イーデン・フィルポッツ/だれがコマドリを殺したのか?(1924)
(武藤崇恵・訳 創元推理文庫 2015年)



Amazon.co.jp : だれがコマドリを殺したのか? (創元推理文庫)


青年医師・ノートンは、海辺の遊歩道で出会った美貌の娘に心を奪われた。
彼女の名はダイアナ、あだ名は“コマドリ(Cock Robin)”。
ふたりは燃えあがる恋の炎に身を投じる。
運命がふたりを燃やし尽くそうとしているとも知らずに。


イギリスのミステリ作家イーデン・フィルポッツ(1862〜1960)といえば、
江戸川乱歩「赤毛のレドメイン家」(1922)を激賞絶賛したことで、日本のオールド・ミステリ・ファンには有名な人。
また若きアガサ・クリスティのお隣さんであり、彼女に文章指南をしてあげたエピソードは、クリスティの文庫本の解説でしばしば取り上げられます。

ところで私は「赤毛のレドメイン家」を読んでいません。
それというのも中学生の頃に江戸川乱歩「探偵小説の『謎』 (現代教養文庫 137)」という本を読んだためです。
これはミステリのトリックを縦横無尽に語りつくした大変面白い評論ですが、
乱歩先生、「赤毛のレドメイン家」を絶賛するあまり、ストーリーからトリックから犯人の名前まで全部書いてくれちゃってるんです。

読んだ本の内容を忘れてしまうことにはいささか自信のある私なのですが、ああなんということでしょう、乱歩先生の熱のこもった書き方のおかげでどうしても忘れられません。
「探偵小説の『謎』」で覚えているのは「赤毛のレドメイン家」のくだりだけといっても良いくらいです。
本屋で何度か手に取ったのものの結局読む気にならず今に至ります。

さてそんなイーデン・フィルポッツの知られざる傑作が、55年ぶりに新訳で発売されました。

 だれがコマドリを殺したのか?(Who Killed the Cock Robin?)(1924)

 タイトルを聞いてこの曲を連想する人は、たぶん私と同世代。
 

前半はミステリではなくむしろ恋愛小説。
一目出会ったその日から恋の花咲いてしまったノートンとダイアナは周りの反対を押し切って結婚。
しかしノートンがあることを妻に隠していたせいで、ふたりの間に溝が生じ・・・・・・。

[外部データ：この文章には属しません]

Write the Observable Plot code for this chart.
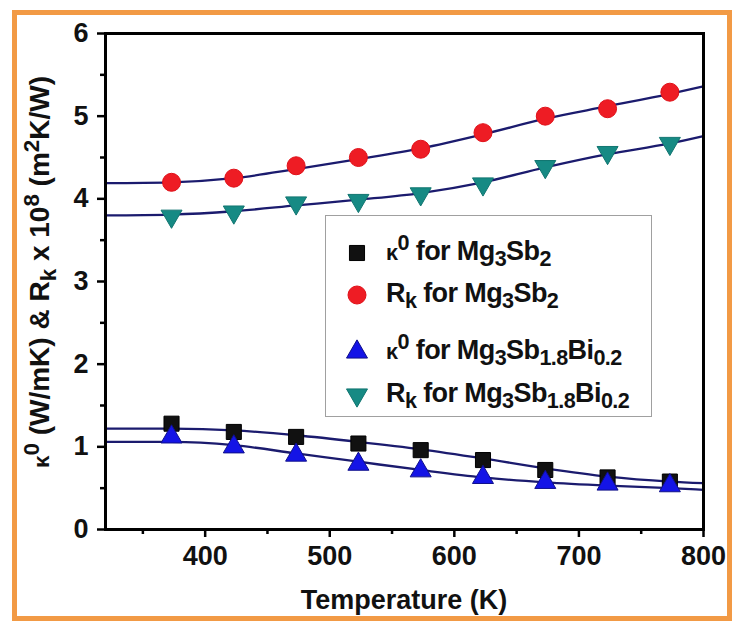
<!DOCTYPE html>
<html>
<head>
<meta charset="utf-8">
<script src="https://cdn.jsdelivr.net/npm/d3@7"></script>
<script src="https://cdn.jsdelivr.net/npm/@observablehq/plot@0.6"></script>
<style>
  html, body { margin: 0; padding: 0; background: #fff; }
  #wrap { position: relative; width: 733px; height: 622px; overflow: hidden; font-family: "Liberation Sans", Arial, sans-serif; font-weight: bold; }
  #border { position: absolute; left: 12px; top: 10px; width: 720px; height: 611px; box-sizing: border-box; border: 5px solid #f29a45; pointer-events: none; }
  #xtitle { position: absolute; left: 404px; top: 600px; transform: translate(-50%, -50%); font-size: 27px; white-space: nowrap; color: #111; }
  #ytitle { position: absolute; left: 40px; top: 272px; transform: translate(-50%, -50%) rotate(-90deg); font-size: 28px; white-space: nowrap; color: #111; }
  #legend { position: absolute; left: 325px; top: 215px; width: 327px; height: 202px; box-sizing: border-box; border: 1.5px solid #a0a0a0; background: #fff; }
  .row { position: absolute; left: 0; height: 30px; font-size: 27px; color: #111; white-space: nowrap; }
  .row svg { position: absolute; left: 18px; top: 2px; }
  .row .lab { position: absolute; left: 60px; top: -2px; line-height: 30px; letter-spacing: -0.6px; }
  sub, sup { font-size: 0.8em; line-height: 0; }
  .kap { font-size: 0.8em; }
</style>
</head>
<body>
<div id="wrap">
  <div id="chart"></div>
  <div id="border"></div>
  <div id="xtitle">Temperature (K)</div>
  <div id="ytitle"><span class="kap">κ</span><sup>0</sup> (W/mK) &amp; R<sub>k</sub> x 10<sup>8</sup> (m<sup>2</sup>K/W)</div>
  <div id="legend"></div>
</div>
<script>
// ---- data ----
const temps = [373, 423, 473, 523, 573, 623, 673, 723, 773];
const kappaMgSb   = [1.28, 1.18, 1.12, 1.04, 0.96, 0.84, 0.72, 0.63, 0.58];
const rkMgSb      = [4.20, 4.25, 4.40, 4.50, 4.60, 4.80, 5.00, 5.09, 5.29];
const kappaMgSbBi = [1.12, 1.00, 0.90, 0.79, 0.71, 0.63, 0.57, 0.55, 0.53];
const rkMgSbBi    = [3.79, 3.84, 3.95, 3.98, 4.06, 4.18, 4.39, 4.56, 4.67];

// fitted curves
const fitTemps = [320, 373, 423, 473, 523, 573, 623, 673, 723, 773, 800];
const fitKappaMgSb   = [1.22, 1.22, 1.20, 1.14, 1.06, 0.97, 0.86, 0.74, 0.64, 0.58, 0.56];
const fitRkMgSb      = [4.19, 4.20, 4.25, 4.36, 4.48, 4.61, 4.78, 4.97, 5.12, 5.27, 5.36];
const fitKappaMgSbBi = [1.06, 1.06, 1.02, 0.92, 0.82, 0.72, 0.63, 0.57, 0.53, 0.50, 0.48];
const fitRkMgSbBi    = [3.80, 3.81, 3.85, 3.92, 3.99, 4.07, 4.20, 4.38, 4.54, 4.67, 4.76];

const xMajor = [400, 500, 600, 700, 800];
const xMinor = [350, 450, 550, 650, 750];
const yMajor = [0, 1, 2, 3, 4, 5, 6];
const yMinor = [0.5, 1.5, 2.5, 3.5, 4.5, 5.5];

const seriesNames = ["kMgSb", "rkMgSb", "kMgSbBi", "rkMgSbBi"];
const legendHTML = [
  '<span class="kap">κ</span><sup>0</sup> for Mg<sub>3</sub>Sb<sub>2</sub>',
  'R<sub>k</sub> for Mg<sub>3</sub>Sb<sub>2</sub>',
  '<span class="kap">κ</span><sup>0</sup> for Mg<sub>3</sub>Sb<sub>1.8</sub>Bi<sub>0.2</sub>',
  'R<sub>k</sub> for Mg<sub>3</sub>Sb<sub>1.8</sub>Bi<sub>0.2</sub>'
];

// ---- styles ----
const lineColor = "#1b1b6e";
const style = {
  kMgSb:    {symbol: "square",   fill: "#111111", stroke: "#000", r: 8.5, rotate: 0},
  rkMgSb:   {symbol: "circle",   fill: "#ee1c24", stroke: "#e01018", r: 9, rotate: 0},
  kMgSbBi:  {symbol: "triangle", fill: "#1414e6", stroke: "#10108a", r: 7.8, rotate: 0},
  rkMgSbBi: {symbol: "triangle", fill: "#168a84", stroke: "#117570", r: 7.8, rotate: 180}
};

const pts = (vals, s) => temps.map((t, i) => ({t, v: vals[i], s}));
const fit = (vals, s) => fitTemps.map((t, i) => ({t, v: vals[i], s}));
const pointSets = [pts(kappaMgSb, "kMgSb"), pts(rkMgSb, "rkMgSb"), pts(kappaMgSbBi, "kMgSbBi"), pts(rkMgSbBi, "rkMgSbBi")];
const fitSets = [fit(fitKappaMgSb, "kMgSb"), fit(fitRkMgSb, "rkMgSb"), fit(fitKappaMgSbBi, "kMgSbBi"), fit(fitRkMgSbBi, "rkMgSbBi")];

const tickStyle = {strokeWidth: 2.5, stroke: "#000", fontSize: 27, fontWeight: "bold", fill: "#111"};

const chart = Plot.plot({
  width: 733,
  height: 622,
  marginLeft: 105,
  marginRight: 30,
  marginTop: 33,
  marginBottom: 93,
  style: {fontFamily: "Liberation Sans, Arial, sans-serif", background: "transparent", overflow: "visible"},
  x: {domain: [320, 800]},
  y: {domain: [0, 6]},
  marks: [
    ...fitSets.map(d => Plot.line(d, {x: "t", y: "v", curve: "monotone-x", stroke: lineColor, strokeWidth: 2.3})),
    ...pointSets.map((d, i) => {
      const st = style[seriesNames[i]];
      return Plot.dot(d, {x: "t", y: "v", symbol: st.symbol, fill: st.fill, stroke: st.stroke, strokeWidth: 1, r: st.r, rotate: st.rotate});
    }),
    Plot.axisX(xMajor, {...tickStyle, tickSize: 8, tickPadding: 8, tickFormat: d3.format("d"), label: null}),
    Plot.axisX(xMinor, {...tickStyle, tickSize: 5, tickFormat: () => "", label: null}),
    Plot.axisY(yMajor, {...tickStyle, tickSize: 8, tickPadding: 9, tickFormat: d3.format("d"), label: null}),
    Plot.axisY(yMinor, {...tickStyle, tickSize: 5, tickFormat: () => "", label: null}),
    Plot.frame({stroke: "#000", strokeWidth: 3})
  ]
});
document.getElementById("chart").appendChild(chart);

// ---- legend ----
const legend = document.getElementById("legend");
const rowTops = [22, 64, 121, 164];
seriesNames.forEach((name, i) => {
  const st = style[name];
  const row = document.createElement("div");
  row.className = "row";
  row.style.top = rowTops[i] + "px";
  const size = Math.PI * st.r * st.r;
  const sym = st.symbol === "square" ? d3.symbolSquare : st.symbol === "circle" ? d3.symbolCircle : d3.symbolTriangle;
  const path = d3.symbol(sym, size)();
  row.innerHTML = `<svg width="26" height="26" viewBox="-13 -13 26 26"><path d="${path}" fill="${st.fill}" stroke="${st.stroke}" transform="rotate(${st.rotate})"/></svg><div class="lab">${legendHTML[i]}</div>`;
  legend.appendChild(row);
});
</script>
</body>
</html>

幸せの絶頂で結婚したふたりの心が徐々に離れてゆく心理描写は本作の白眉。
ノートンもダイアナもそこまで悪いわけではないのに、ちょっとした優柔不断と不寛容が夫婦の間に亀裂を生み、やがて修復不能に。
いやー、これは他人事ではないなあ、くわばらくわばら。
はっきり言って殺人よりもこのあたりが怖かった私です。

後半になってようやく犯罪が起こります。
このゆったりとした構成は当時のミステリとしては独創的で、素晴らしく必然性があります。
メイン・トリックはミステリ・ファンならたいてい予想がつくものですが、前半で登場人物に感情移入させられているので、悲劇的な結末までしっかり見届けずにはいられません。
いかんせんミステリとしては古く、ややアンフェアでもあり、現代の読者にはつっこみどころ多数ですが、物語に強さ・勢い・格調があります。
とくに美貌のヒロイン、ダイアナの強烈なキャラクターは強い印象を残します。
それにしても、あの日あの時あの場所で二人が出会っていなければ・・・・・・と思わずにはいられませんなぁ。

読み終わってなぜか連想したのが、ウディ・アレン「マッチポイント」(2005)という映画。
やはりイギリスが舞台で、上流階級の女性と結婚した男が主人公で、テニスがちょっと絡んできたりするからかな。
作品のテイストやストーリーは全然違うんですけど、これまたもしあの日あの時あの場所で二人が出会っていなければなぁ・・・・・・という怖いお話。